What matters is that this exposure never resolves into a comfortable reading. The work refuses the clarity that so often accompanies “provocative” art, the instant recognizability of taboo, the quick conversion of shock into meaning, or into cultural capital. Instead, it sustains a state of instability. One is never allowed to settle into a position from which to judge it cleanly. Is this empowerment or exploitation? Freedom or repetition of constraint? Critique or complicity? These questions do not find resolution in the work, and crucially, they are not staged as problems to be solved. They remain active tensions within the performance itself. At the same time, Holzinger makes visible the mechanisms through which we look. The theatrical frame is never dissolved; it is exposed, even emphasised. We are constantly aware of watching something constructed, rehearsed, staged – and this awareness complicates the experience, it layers it. The gaze is no longer passive reception of shock, but part of the system being tested.

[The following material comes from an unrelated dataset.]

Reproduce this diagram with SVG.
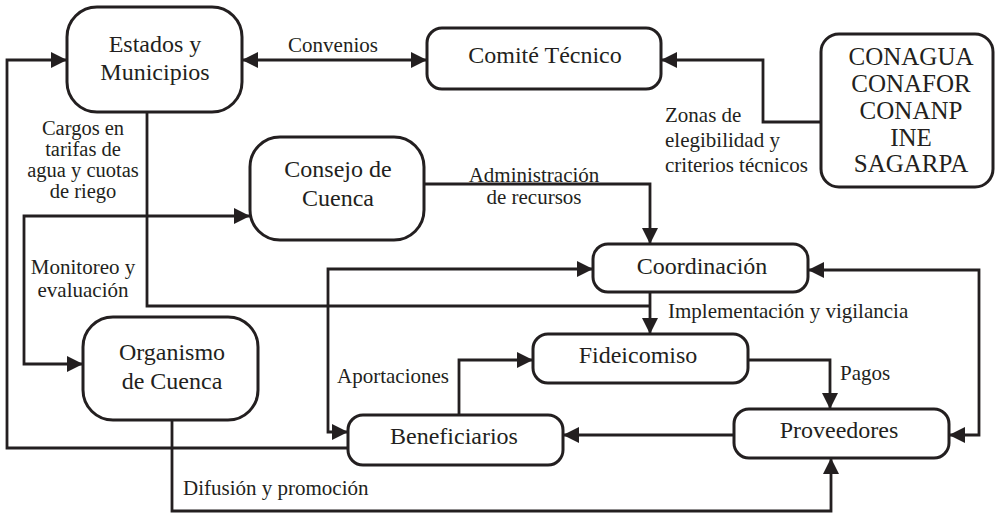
<svg xmlns="http://www.w3.org/2000/svg" width="995" height="513" viewBox="0 0 995 513">
<defs>
<marker id="ah" markerUnits="userSpaceOnUse" markerWidth="16" markerHeight="16" refX="16" refY="8" orient="auto-start-reverse" viewBox="0 0 16 16"><path d="M0,0 L16,8 L0,16 Z" fill="#231f20"/></marker>
</defs>
<style>
.box{fill:#fff;stroke:#231f20;stroke-width:3}
.ln{fill:none;stroke:#231f20;stroke-width:2.8}
.e{marker-end:url(#ah)}
.b{marker-start:url(#ah);marker-end:url(#ah)}
text{font-family:'Liberation Serif','Times New Roman',serif;fill:#231f20}
.n{font-size:24px;text-anchor:middle}
.g{font-size:25px;text-anchor:middle}
.l{font-size:21px}
.s{font-size:20.5px}
.c{text-anchor:middle}
</style>
<rect width="995" height="513" fill="#fff"/>
<g id="connectors">
<path class="ln b" d="M242,60 H427"/>
<path class="ln e" d="M821,122 H763 V60 H661"/>
<path class="ln" d="M147,112 V306 H650"/>
<path class="ln e" d="M650,292 V334"/>
<path class="ln e" d="M424,184 H650 V244"/>
<path class="ln b" d="M250,216 H24 V364 H83"/>
<path class="ln b" d="M593,269 H328 V432 H348"/>
<path class="ln e" d="M459,415 V360 H533"/>
<path class="ln e" d="M748,360 H830 V409"/>
<path class="ln b" d="M808,270 H979 V435 H949"/>
<path class="ln e" d="M734,435 H563"/>
<path class="ln e" d="M348,448 H7 V60 H67"/>
<path class="ln e" d="M172,420 V511 H831 V458"/>
<text class="l c" x="333" y="52">Convenios</text>
<text class="l" x="665" y="122">Zonas de</text>
<text class="l" x="665" y="147">elegibilidad y</text>
<text class="l" x="665" y="172">criterios técnicos</text>
<text class="s c" x="83" y="135">Cargos en</text>
<text class="s c" x="83" y="156">tarifas de</text>
<text class="s c" x="83" y="177">agua y cuotas</text>
<text class="s c" x="83" y="198">de riego</text>
<text class="l c" x="534" y="182">Administración</text>
<text class="l c" x="534" y="204">de recursos</text>
<text class="l c" x="83" y="274">Monitoreo y</text>
<text class="l c" x="83" y="297">evaluación</text>
<text class="l" x="668" y="318">Implementación y vigilancia</text>
<text class="l" x="337" y="383">Aportaciones</text>
<text class="l" x="840" y="380">Pagos</text>
<text class="l" x="183" y="495">Difusión y promoción</text>
</g>
<g id="estados">
<rect class="box" x="67" y="7" width="175" height="105" rx="30"/>
<text class="n" x="155" y="52">Estados y</text>
<text class="n" x="155" y="80">Municipios</text>
</g>
<g id="comite">
<rect class="box" x="427" y="28" width="234" height="61" rx="15"/>
<text class="n" x="545" y="63">Comité Técnico</text>
</g>
<g id="conagua">
<rect class="box" x="821" y="34" width="172" height="153" rx="18"/>
<text class="g" x="911" y="65">CONAGUA</text>
<text class="g" x="911" y="92">CONAFOR</text>
<text class="g" x="911" y="119">CONANP</text>
<text class="g" x="911" y="146">INE</text>
<text class="g" x="911" y="172">SAGARPA</text>
</g>
<g id="consejo">
<rect class="box" x="250" y="137" width="174" height="103" rx="30"/>
<text class="n" x="338" y="177">Consejo de</text>
<text class="n" x="338" y="206">Cuenca</text>
</g>
<g id="organismo">
<rect class="box" x="83" y="317" width="175" height="103" rx="30"/>
<text class="n" x="172" y="360">Organismo</text>
<text class="n" x="172" y="389">de Cuenca</text>
</g>
<g id="coordinacion">
<rect class="box" x="593" y="244" width="215" height="48" rx="15"/>
<text class="n" x="702" y="274">Coordinación</text>
</g>
<g id="fideicomiso">
<rect class="box" x="533" y="334" width="215" height="49" rx="15"/>
<text class="n" x="638" y="363">Fideicomiso</text>
</g>
<g id="beneficiarios">
<rect class="box" x="348" y="415" width="215" height="50" rx="15"/>
<text class="n" x="454" y="444">Beneficiarios</text>
</g>
<g id="proveedores">
<rect class="box" x="734" y="409" width="215" height="49" rx="15"/>
<text class="n" x="839" y="438">Proveedores</text>
</g>
</svg>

In this sense, the violence or extremity in her work is not only representational. It is choreographic and structural: something produced in time, through repetition, endurance, failure, exhaustion. The body is pushed to reveal what it means for a body to be made visible under pressure.
What convinced me, then, was not provocation as such, but the way provocation was deprived of its usual shortcuts. There is no stable moment of scandal, no easily consumable transgression that can be carried out of the exhibition as an image or anecdote. There is duration, fatigue, ambivalence, and an unsettling refusal to allow interpretation to close. Perhaps this is where the difference lies for me. In much of the work I had previously encountered, provocation functions as a fast economy of affect: it produces intensity in order to be recognised as significant. In Holzinger’s work, intensity is not a guarantee of meaning, but something constantly at risk of collapse, excess, or misunderstanding.
And so I return to the question again, but in a different form. Not whether provocation is meaningful or empty, but whether it can still function without becoming an answer in advance.